Offal, the interiors and offcuts of an animal, are the most controversial of all the meats and despite a resurgence over the last couple of decades of “nose to tail” eating, many people still wrinkle their noses at the thought of consuming it. For the rest of us though, there is something about the metallic, almost pungent flavour of certain types of animal innards that we just find irresistible.
When we think of food in Europe, offal is not the first thing that comes to mind. The truth, however, is that each and every country has a few national recipes that use liver, blood, intestines or other “icky” parts of an animal to great success. If you are a fan of matumbo and the Kikuyu blood sausage mutura, then expect to be wowed by the intensity of these dishes.
1. Mollejas Saltadas (Spain)
Mollejas is Spanish for sweetbreads. In case you were wondering sweetbreads are not bread that is sweet. The pancreas of a lamb or a calf is what they are and once you have tried these delicious and delicate nuggets of meat, you are never going back! The Spanish version of cooking sweetbreads involves boiling them with leek and onion, rolling them in breadcrumbs and then frying them in olive oil.
2. Panino con Lampredotto (Florence, Italy)
The name of this typically Florentine dish derives from the Italian for Lampreys and is called this because after boiling the fourth and final stomach of the cow it resembles the inside of one of these strange eel-like looking fish. Once the tripe is ready it is put in a sandwich and covered in a green sauce made out of parsley, anchovies and boiled eggs. Tastes so much better than it sounds!
3. Haggis (Scotland)
The culture of the people of Scotland are famously defined by four things: kilts, bagpipes, whisky and of course: haggis! This savoury dish was traditionally made by stuffing a sheep’s stomach with onion, oatmeal, suet, spices and salt and no Scottish traditional event would be able to go ahead without it. Unfortunately today more often than not the stomach is swapped for an artificial casing.
4. Boudin Noir (France)
Unlike the British Black Pudding which is mixed with oats and other bulking agents, the French are purists when it comes to their Blood Sausage and prefer it to be as smooth as possible. Which still means that they fry an onion and some apples in butter to make it but if you have ever tasted one you’ll know for sure that blood is the central ingredient here. Mutura ain’t got nothing on this one!
5. Libamaj (Hungary)
More commonly known by its French name “foie gras” which translates as “fat liver” it it is a little known fact that the Hungarian version of this famous Goose and Duck liver dish is just as good if not better than its French counterpart.

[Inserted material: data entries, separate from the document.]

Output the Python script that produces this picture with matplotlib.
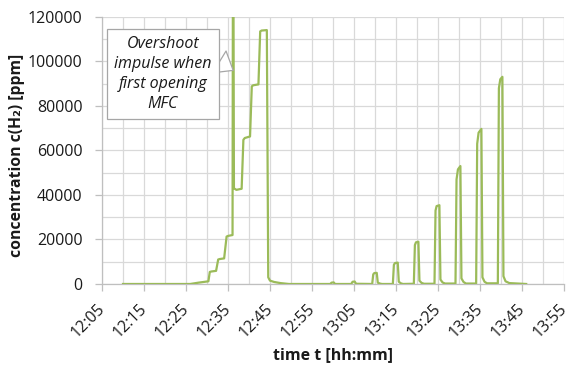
import matplotlib
matplotlib.use("Agg")
import matplotlib.pyplot as plt
import matplotlib.dates as mdates
from matplotlib.ticker import MultipleLocator, StrMethodFormatter
import pandas as pd

plt.rcParams['font.family'] = ['Open Sans', 'DejaVu Sans']

DAY = "2000-01-01 "

# stepwise ramp of the MFC set point, including the overshoot when it first opens
step_times = ["12:10:00", "12:26:00", "12:28:00", "12:30:20", "12:30:40", "12:31:00",
              "12:32:10", "12:32:40", "12:33:00", "12:34:05", "12:34:40", "12:35:00",
              "12:36:05", "12:36:10", "12:36:18", "12:36:25", "12:37:00", "12:38:15",
              "12:38:40", "12:39:00", "12:40:15", "12:40:40", "12:41:00", "12:42:15",
              "12:42:40", "12:43:00", "12:44:15", "12:44:35", "12:45:00", "12:46:00",
              "12:47:30", "12:49:30"]
step_ppm = [0, 0, 600, 1200, 5400, 5600,
            5900, 11000, 11200, 11500, 21300, 21600,
            22000, 135000, 135000, 43000, 42300, 42800,
            64800, 65600, 66300, 88800, 89300, 89700,
            113500, 113900, 114100, 3000, 1500, 900,
            400, 0]

# single pulses of rising concentration
pulse_times = ["12:59:20", "12:59:40", "13:00:10", "13:00:30",
               "13:04:20", "13:04:40", "13:05:10", "13:05:30",
               "13:09:20", "13:09:35", "13:09:50", "13:10:25", "13:10:40", "13:11:10", "13:11:40",
               "13:14:15", "13:14:30", "13:14:45", "13:15:25", "13:15:40", "13:16:10", "13:16:40",
               "13:19:15", "13:19:30", "13:19:45", "13:20:20", "13:20:35", "13:21:05", "13:21:40",
               "13:24:10", "13:24:25", "13:24:40", "13:25:20", "13:25:35", "13:26:05", "13:26:40",
               "13:29:10", "13:29:25", "13:29:45", "13:30:20", "13:30:35", "13:31:05", "13:31:40",
               "13:34:05", "13:34:20", "13:34:40", "13:35:20", "13:35:35", "13:36:05", "13:36:40",
               "13:39:15", "13:39:30", "13:39:50", "13:40:20", "13:40:35", "13:41:05", "13:42:00",
               "13:46:00"]
pulse_ppm = [0, 600, 700, 0,
             0, 1000, 1100, 100,
             0, 4300, 4900, 5000, 600, 200, 0,
             0, 8600, 9400, 9600, 1000, 300, 0,
             100, 17500, 18700, 19000, 1500, 500, 100,
             100, 33000, 35000, 35400, 2000, 700, 200,
             200, 47000, 51500, 53000, 2500, 900, 200,
             200, 63000, 68000, 69700, 3000, 1000, 300,
             300, 88000, 92000, 93100, 3500, 1200, 400,
             0]

x_range = ["12:05", "13:55"]
y_max = 120000
note_text = "Overshoot\nimpulse when\nfirst opening\nMFC"
note_at = ("12:36:14", 96000)

times = pd.to_datetime([DAY + t for t in step_times + pulse_times])
ppm = step_ppm + pulse_ppm

fig = plt.figure(figsize=(5.72, 3.69), dpi=100)
ax = fig.add_axes([0.1783, 0.2304, 0.8077, 0.7236])

ax.plot(times, ppm, color='#9BBB59', lw=1.6, solid_joinstyle='round', zorder=3)

ax.set_xlim(pd.to_datetime(DAY + x_range[0]), pd.to_datetime(DAY + x_range[1]))
ax.set_ylim(0, y_max)

ax.xaxis.set_major_locator(mdates.MinuteLocator(byminute=[5, 15, 25, 35, 45, 55]))
ax.xaxis.set_minor_locator(mdates.MinuteLocator(byminute=range(0, 60, 5)))
ax.xaxis.set_major_formatter(mdates.DateFormatter('%H:%M'))
ax.yaxis.set_major_locator(MultipleLocator(20000))
ax.yaxis.set_minor_locator(MultipleLocator(10000))
ax.yaxis.set_major_formatter(StrMethodFormatter('{x:.0f}'))

ax.grid(which='both', color='#D9D9D9', lw=0.9, zorder=0)
ax.set_axisbelow(True)
for side in ['top', 'right']:
    ax.spines[side].set_visible(False)
for side in ['left', 'bottom']:
    ax.spines[side].set_color('#BFBFBF')
    ax.spines[side].set_linewidth(0.9)

ax.tick_params(which='major', length=5, width=0.9, color='#BFBFBF', labelsize=11.5, labelcolor='#1a1a1a')
ax.tick_params(which='minor', length=0)
ax.tick_params(axis='y', pad=9)
ax.tick_params(axis='x', pad=11)
for lbl in ax.get_xticklabels():
    lbl.set_rotation(45)
    lbl.set_ha('right')
    lbl.set_rotation_mode('anchor')
    lbl.set_va('center')

ax.set_xlabel("time t [hh:mm]", fontsize=11.5, fontweight='bold', color='#1a1a1a', labelpad=5)
ax.set_ylabel("concentration c(H\u2082) [ppm]", fontsize=11.3, fontweight='bold', color='#1a1a1a')
ax.yaxis.set_label_coords(-0.167, 0.483)

ax.annotate(note_text,
            xy=(mdates.date2num(pd.to_datetime(DAY + note_at[0])), note_at[1]), xycoords='data',
            xytext=(0.132, 0.787), textcoords='axes fraction',
            ha='center', va='center', fontsize=11.5, style='italic', color='#1a1a1a',
            linespacing=1.32,
            bbox=dict(boxstyle='square,pad=0.45', fc='white', ec='#A6A6A6', lw=0.9),
            arrowprops=dict(arrowstyle='wedge,tail_width=1.6,shrink_factor=0.5',
                            fc='white', ec='#A6A6A6', lw=0.9, relpos=(1.0, 0.72),
                            shrinkA=0, shrinkB=0),
            zorder=5)

fig.savefig("out.png", dpi=100)
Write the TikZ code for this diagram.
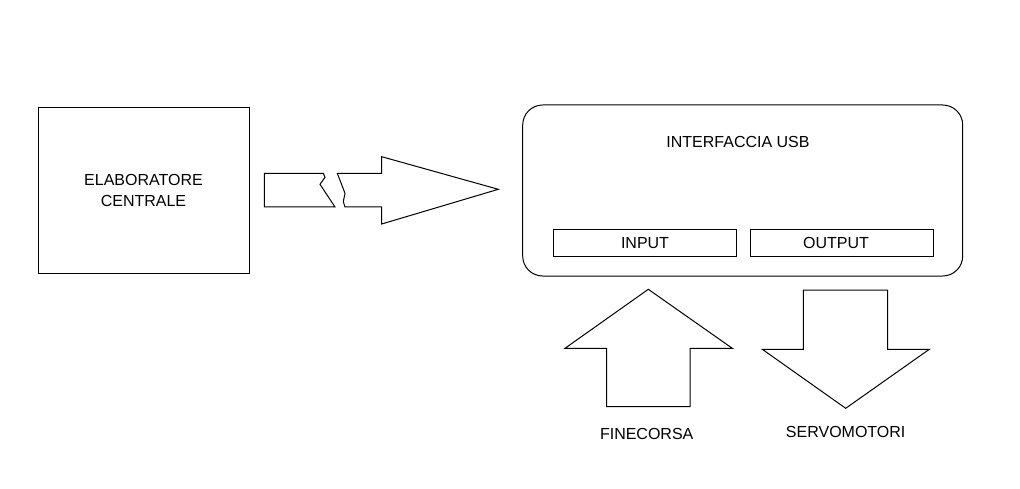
\documentclass[tikz,border=0pt]{standalone}
\usepackage{fontspec}
\setmainfont{Liberation Sans}
\tikzset{
  box/.style={draw, line width=1pt, inner sep=0pt, align=center, font=\fontsize{16}{21}\selectfont},
  lbl/.style={inner sep=0pt, font=\fontsize{16}{21}\selectfont},
  shape line/.style={draw, line width=1pt, line join=miter}
}
\begin{document}
\begin{tikzpicture}[x=1pt,y=-1pt]
\useasboundingbox[fill=white] (0,0) rectangle (1020,489);
% left box
\node[box, minimum width=211pt, minimum height=165pt] (elab) at (143.5,190.5) {ELABORATORE\\CENTRALE};
% interface box
\node[box, rounded corners=20pt, minimum width=440pt, minimum height=171pt] (usb) at (742.7,190.5) {};
\node[lbl] (usbt) at (738,141.7) {INTERFACCIA USB};
\node[box, minimum width=183.4pt, minimum height=27.4pt] (in) at (645,243) {\raisebox{1pt}{INPUT}};
\node[box, minimum width=182.6pt, minimum height=27.4pt] (out) at (842,243) {\hspace*{-12pt}OUTPUT};
% broken arrow
\draw[shape line] (323.3,173.3) -- (264.3,173.3) -- (264.3,207) -- (335,207)
  -- (320,184.3) -- (325,177.3) -- cycle;
\draw[shape line] (337.3,173.3) -- (381.7,173.3) -- (381.7,156.7) -- (498.3,189.3)
  -- (381.7,224) -- (381.7,207) -- (345,207) -- (343.3,201.7) -- (345,193.3) -- cycle;
% up arrow
\draw[shape line] (648.3,289.3) -- (732.3,348.3) -- (690,348.3) -- (690,406.7)
  -- (606.7,406.7) -- (606.7,348.3) -- (565,348.3) -- cycle;
% down arrow
\draw[shape line] (803.3,290) -- (887.7,290) -- (887.7,349.3) -- (929.3,349.3)
  -- (845.7,408.3) -- (762.3,349.3) -- (803.3,349.3) -- cycle;
\node[lbl] (fine) at (646.7,434) {FINECORSA};
\node[lbl] (servo) at (845.7,431.7) {SERVOMOTORI};
\end{tikzpicture}
\end{document}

This smooth and creamy dish tastes best cooked whole with sauteed onions or made into pate’ which is then sliced and put on toast.
6. Rigatoni con la Pajata (Rome, Italy)
This classic Roman dish is not for the feint hearted but if you can get over your revulsion it really really is worth tasting at least once in your life. Pajata is basically the uncleaned intestine of a calf or a lamb that has not yet been weaned from its mother’s teat. Cooked in tomato as a pasta it is without a doubt one of the top three best pastas Italy’s capital has to offer.